__Prompt__. The listing below holds pictures; exclude them. Return exactly the lines from the one with "Give me the D3.js source for this chart." through the one with "d3.scaleLinear().domain([-3, 3]).range([530.7, 906.7]);".

__Data for this task__.
··········

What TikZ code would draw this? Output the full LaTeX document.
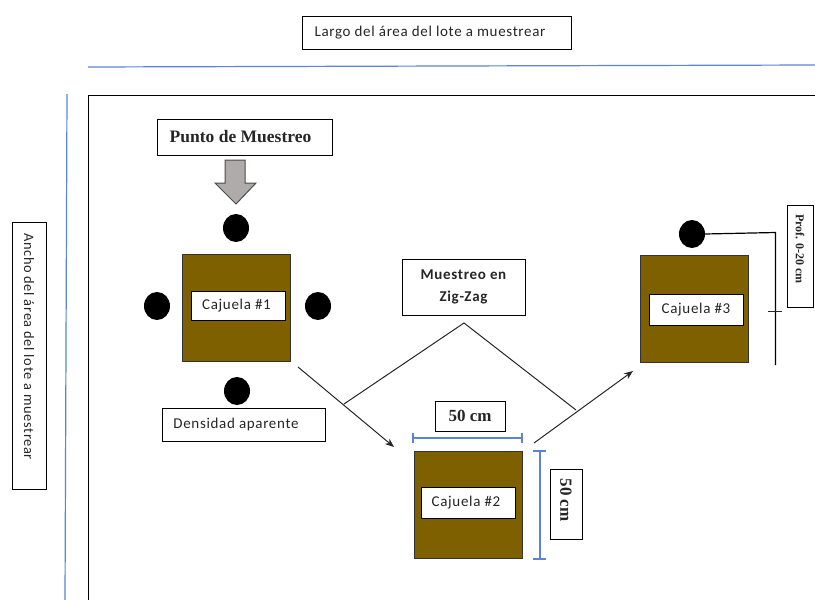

··········

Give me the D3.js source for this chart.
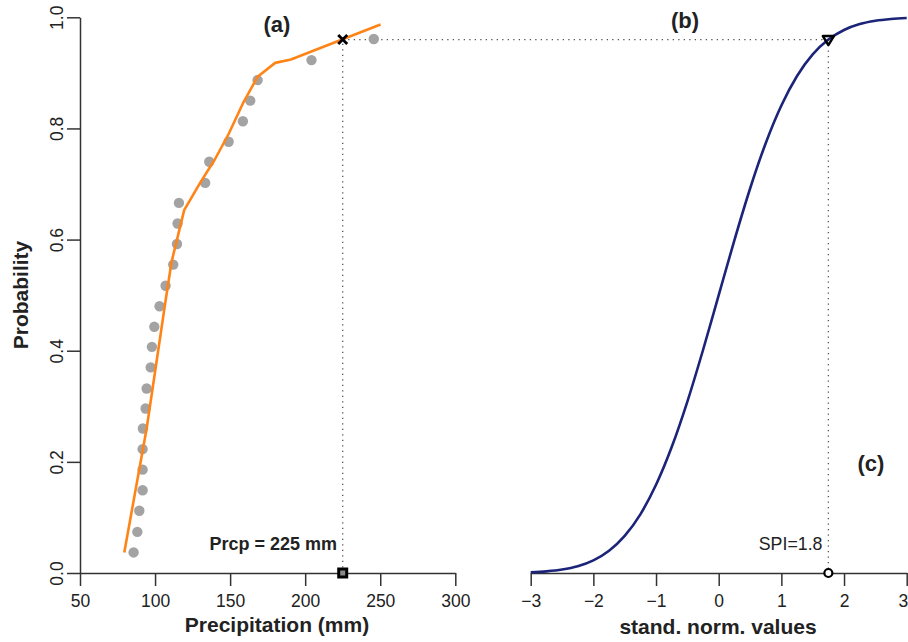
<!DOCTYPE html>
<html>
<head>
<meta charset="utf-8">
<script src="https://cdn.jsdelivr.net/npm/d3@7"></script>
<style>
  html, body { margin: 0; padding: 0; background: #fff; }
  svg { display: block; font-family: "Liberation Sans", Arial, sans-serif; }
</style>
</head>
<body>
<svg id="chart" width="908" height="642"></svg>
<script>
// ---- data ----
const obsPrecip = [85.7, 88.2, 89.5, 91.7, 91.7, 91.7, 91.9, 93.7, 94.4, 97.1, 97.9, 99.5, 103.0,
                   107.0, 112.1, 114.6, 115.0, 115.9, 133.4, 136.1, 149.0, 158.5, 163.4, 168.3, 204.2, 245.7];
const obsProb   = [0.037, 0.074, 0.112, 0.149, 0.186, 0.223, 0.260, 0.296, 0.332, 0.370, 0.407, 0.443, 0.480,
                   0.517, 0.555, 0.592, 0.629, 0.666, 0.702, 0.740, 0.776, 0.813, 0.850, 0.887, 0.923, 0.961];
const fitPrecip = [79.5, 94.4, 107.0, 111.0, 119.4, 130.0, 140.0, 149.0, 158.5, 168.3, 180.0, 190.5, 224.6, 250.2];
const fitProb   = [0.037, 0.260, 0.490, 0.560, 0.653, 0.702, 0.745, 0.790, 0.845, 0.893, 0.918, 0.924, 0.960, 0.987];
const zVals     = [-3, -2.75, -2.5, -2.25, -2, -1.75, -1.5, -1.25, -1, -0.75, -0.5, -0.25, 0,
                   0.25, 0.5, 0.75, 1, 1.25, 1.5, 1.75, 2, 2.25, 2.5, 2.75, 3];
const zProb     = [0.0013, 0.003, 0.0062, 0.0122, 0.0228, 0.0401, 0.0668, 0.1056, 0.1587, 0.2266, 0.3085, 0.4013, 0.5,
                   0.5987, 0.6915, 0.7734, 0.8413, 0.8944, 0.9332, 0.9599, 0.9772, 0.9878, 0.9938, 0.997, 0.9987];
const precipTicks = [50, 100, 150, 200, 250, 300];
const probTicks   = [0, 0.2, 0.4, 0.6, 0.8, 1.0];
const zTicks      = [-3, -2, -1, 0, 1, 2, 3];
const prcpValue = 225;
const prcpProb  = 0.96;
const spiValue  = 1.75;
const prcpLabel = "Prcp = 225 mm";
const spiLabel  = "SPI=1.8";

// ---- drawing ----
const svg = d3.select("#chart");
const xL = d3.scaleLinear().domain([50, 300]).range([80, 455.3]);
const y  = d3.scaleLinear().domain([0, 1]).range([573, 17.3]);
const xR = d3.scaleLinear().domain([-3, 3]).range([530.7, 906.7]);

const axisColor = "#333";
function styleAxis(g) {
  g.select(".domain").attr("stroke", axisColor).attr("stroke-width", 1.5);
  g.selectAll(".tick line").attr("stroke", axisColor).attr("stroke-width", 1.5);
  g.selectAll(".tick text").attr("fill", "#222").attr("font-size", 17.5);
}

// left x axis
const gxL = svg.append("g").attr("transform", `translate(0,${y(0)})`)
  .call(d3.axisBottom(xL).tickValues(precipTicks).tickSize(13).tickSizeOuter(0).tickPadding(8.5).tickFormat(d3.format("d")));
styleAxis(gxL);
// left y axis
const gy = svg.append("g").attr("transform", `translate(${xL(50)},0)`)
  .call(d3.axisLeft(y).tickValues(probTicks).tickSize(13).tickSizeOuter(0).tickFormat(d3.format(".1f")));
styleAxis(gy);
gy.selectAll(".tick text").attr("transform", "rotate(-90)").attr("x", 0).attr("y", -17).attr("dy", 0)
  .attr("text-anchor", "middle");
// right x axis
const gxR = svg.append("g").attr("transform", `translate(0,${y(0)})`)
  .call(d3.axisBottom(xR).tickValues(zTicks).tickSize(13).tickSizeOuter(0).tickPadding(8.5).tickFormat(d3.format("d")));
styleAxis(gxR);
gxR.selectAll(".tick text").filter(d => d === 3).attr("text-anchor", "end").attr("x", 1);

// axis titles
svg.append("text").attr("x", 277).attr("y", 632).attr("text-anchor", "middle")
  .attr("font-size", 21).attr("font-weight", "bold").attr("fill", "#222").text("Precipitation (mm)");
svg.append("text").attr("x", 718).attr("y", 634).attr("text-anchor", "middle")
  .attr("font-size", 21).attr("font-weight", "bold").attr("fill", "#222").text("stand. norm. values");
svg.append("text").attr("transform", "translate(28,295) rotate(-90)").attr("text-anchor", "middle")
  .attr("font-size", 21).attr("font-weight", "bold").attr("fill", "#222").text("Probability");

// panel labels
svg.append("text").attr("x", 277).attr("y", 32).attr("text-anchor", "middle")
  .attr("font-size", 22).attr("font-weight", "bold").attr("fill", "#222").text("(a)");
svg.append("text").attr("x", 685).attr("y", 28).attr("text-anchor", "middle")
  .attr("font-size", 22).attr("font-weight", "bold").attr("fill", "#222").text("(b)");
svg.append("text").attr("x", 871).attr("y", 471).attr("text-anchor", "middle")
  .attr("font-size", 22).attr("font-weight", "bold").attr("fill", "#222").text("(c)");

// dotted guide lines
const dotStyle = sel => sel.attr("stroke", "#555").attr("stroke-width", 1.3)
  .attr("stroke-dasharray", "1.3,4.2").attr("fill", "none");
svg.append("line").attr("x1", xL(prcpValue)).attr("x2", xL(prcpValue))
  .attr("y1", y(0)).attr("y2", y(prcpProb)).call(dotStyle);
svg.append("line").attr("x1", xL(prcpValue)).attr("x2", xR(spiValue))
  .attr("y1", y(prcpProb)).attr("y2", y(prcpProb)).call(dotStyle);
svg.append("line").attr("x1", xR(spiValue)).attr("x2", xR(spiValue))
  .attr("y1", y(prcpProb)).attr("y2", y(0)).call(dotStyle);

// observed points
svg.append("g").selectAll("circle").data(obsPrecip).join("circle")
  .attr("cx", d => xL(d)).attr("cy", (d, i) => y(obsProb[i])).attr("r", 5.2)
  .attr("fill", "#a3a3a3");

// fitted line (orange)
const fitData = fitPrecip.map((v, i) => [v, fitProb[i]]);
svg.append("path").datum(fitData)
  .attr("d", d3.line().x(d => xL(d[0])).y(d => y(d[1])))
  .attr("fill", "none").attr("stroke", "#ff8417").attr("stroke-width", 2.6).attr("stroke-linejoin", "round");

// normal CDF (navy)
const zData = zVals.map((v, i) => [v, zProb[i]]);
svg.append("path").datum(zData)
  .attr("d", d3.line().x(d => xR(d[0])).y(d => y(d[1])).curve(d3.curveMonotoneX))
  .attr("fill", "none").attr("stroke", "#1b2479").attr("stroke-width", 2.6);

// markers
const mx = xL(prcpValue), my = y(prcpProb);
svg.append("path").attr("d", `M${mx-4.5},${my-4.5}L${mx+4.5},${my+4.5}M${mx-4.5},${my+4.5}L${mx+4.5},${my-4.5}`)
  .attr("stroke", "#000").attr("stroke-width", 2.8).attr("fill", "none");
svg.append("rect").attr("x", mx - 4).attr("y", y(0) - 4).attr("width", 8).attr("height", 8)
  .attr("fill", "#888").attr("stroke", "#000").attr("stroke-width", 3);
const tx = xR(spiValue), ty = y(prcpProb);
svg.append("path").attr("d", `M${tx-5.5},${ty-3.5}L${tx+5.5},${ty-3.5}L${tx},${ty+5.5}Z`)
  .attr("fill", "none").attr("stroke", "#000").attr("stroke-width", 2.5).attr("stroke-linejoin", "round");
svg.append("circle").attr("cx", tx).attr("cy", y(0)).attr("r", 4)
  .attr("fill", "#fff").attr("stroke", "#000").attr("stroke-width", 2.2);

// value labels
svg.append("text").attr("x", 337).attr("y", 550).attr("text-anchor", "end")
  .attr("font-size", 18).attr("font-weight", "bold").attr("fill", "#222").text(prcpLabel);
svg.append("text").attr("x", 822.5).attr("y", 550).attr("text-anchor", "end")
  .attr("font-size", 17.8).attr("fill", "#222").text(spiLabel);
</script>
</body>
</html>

··········

__Solution__.
Give me the D3.js source for this chart.
<!DOCTYPE html>
<html>
<head>
<meta charset="utf-8">
<script src="https://cdn.jsdelivr.net/npm/d3@7"></script>
<style>
  html, body { margin: 0; padding: 0; background: #fff; }
  svg { display: block; font-family: "Liberation Sans", Arial, sans-serif; }
</style>
</head>
<body>
<svg id="chart" width="908" height="642"></svg>
<script>
// ---- data ----
const obsPrecip = [85.7, 88.2, 89.5, 91.7, 91.7, 91.7, 91.9, 93.7, 94.4, 97.1, 97.9, 99.5, 103.0,
                   107.0, 112.1, 114.6, 115.0, 115.9, 133.4, 136.1, 149.0, 158.5, 163.4, 168.3, 204.2, 245.7];
const obsProb   = [0.037, 0.074, 0.112, 0.149, 0.186, 0.223, 0.260, 0.296, 0.332, 0.370, 0.407, 0.443, 0.480,
                   0.517, 0.555, 0.592, 0.629, 0.666, 0.702, 0.740, 0.776, 0.813, 0.850, 0.887, 0.923, 0.961];
const fitPrecip = [79.5, 94.4, 107.0, 111.0, 119.4, 130.0, 140.0, 149.0, 158.5, 168.3, 180.0, 190.5, 224.6, 250.2];
const fitProb   = [0.037, 0.260, 0.490, 0.560, 0.653, 0.702, 0.745, 0.790, 0.845, 0.893, 0.918, 0.924, 0.960, 0.987];
const zVals     = [-3, -2.75, -2.5, -2.25, -2, -1.75, -1.5, -1.25, -1, -0.75, -0.5, -0.25, 0,
                   0.25, 0.5, 0.75, 1, 1.25, 1.5, 1.75, 2, 2.25, 2.5, 2.75, 3];
const zProb     = [0.0013, 0.003, 0.0062, 0.0122, 0.0228, 0.0401, 0.0668, 0.1056, 0.1587, 0.2266, 0.3085, 0.4013, 0.5,
                   0.5987, 0.6915, 0.7734, 0.8413, 0.8944, 0.9332, 0.9599, 0.9772, 0.9878, 0.9938, 0.997, 0.9987];
const precipTicks = [50, 100, 150, 200, 250, 300];
const probTicks   = [0, 0.2, 0.4, 0.6, 0.8, 1.0];
const zTicks      = [-3, -2, -1, 0, 1, 2, 3];
const prcpValue = 225;
const prcpProb  = 0.96;
const spiValue  = 1.75;
const prcpLabel = "Prcp = 225 mm";
const spiLabel  = "SPI=1.8";

// ---- drawing ----
const svg = d3.select("#chart");
const xL = d3.scaleLinear().domain([50, 300]).range([80, 455.3]);
const y  = d3.scaleLinear().domain([0, 1]).range([573, 17.3]);
const xR = d3.scaleLinear().domain([-3, 3]).range([530.7, 906.7]);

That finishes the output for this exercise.